For the bypass trust column, the survivor’s taxable estate is the net value of the combined estates entered, less the amount passing into the bypass trust at the first death. For the “all to spouse” column, the survivor’s taxable estate is the entire net value of the combined estates entered. In both columns, the growth rate that was entered is compounded annually to increase the surviving spouse’s estate (and the bypass trust) from the first death to the second death.
The estate tax for the survivor’s estate is calculated using the exclusion amount for the year of the second death (including any inflation adjustments after 2011) and, in the “All to Spouse” column, the “deceased spousal unused exclusion amount” (DSUEA) if the first death is after 2010. The DSUEA is the exclusion amount at the first death, less the amount of any adjusted taxable gifts entered for the first death including gifts which resulted in the payment of gift tax. In both columns, the adjusted taxable gifts are added to the taxable estate and the tentative tax on that sum is reduced by both the amount entered for the gift tax paid and the credit amount based on the applicable exclusion.
For simplicity, not all possible credits are calculated in the calculation’ results. The purpose of this calculation is to produce a quick estimate of the potential federal estate tax.
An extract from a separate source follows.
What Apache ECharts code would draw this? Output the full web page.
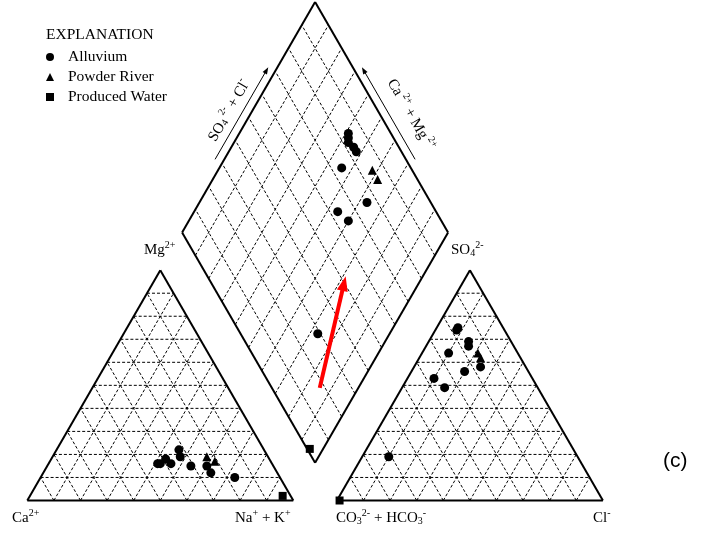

The amount of the taxes saved by the bypass trust is the difference between the total federal and state estate taxes in the two columns.
Although the DSUEA was enacted in order to allow the estate of the surviving spouse to have the benefit of the unified credits of both spouses without the use of a bypass trust, the bypass trust may still result in lower taxes at the second death due to (a) growth in the value of assets after the first death which can be excluded from the estate of the surviving spouse through the bypass trust but not through the use of the DSUEA, and (b) the possible reduction in the DSUEA by adjusted taxable gifts on which gift tax was paid.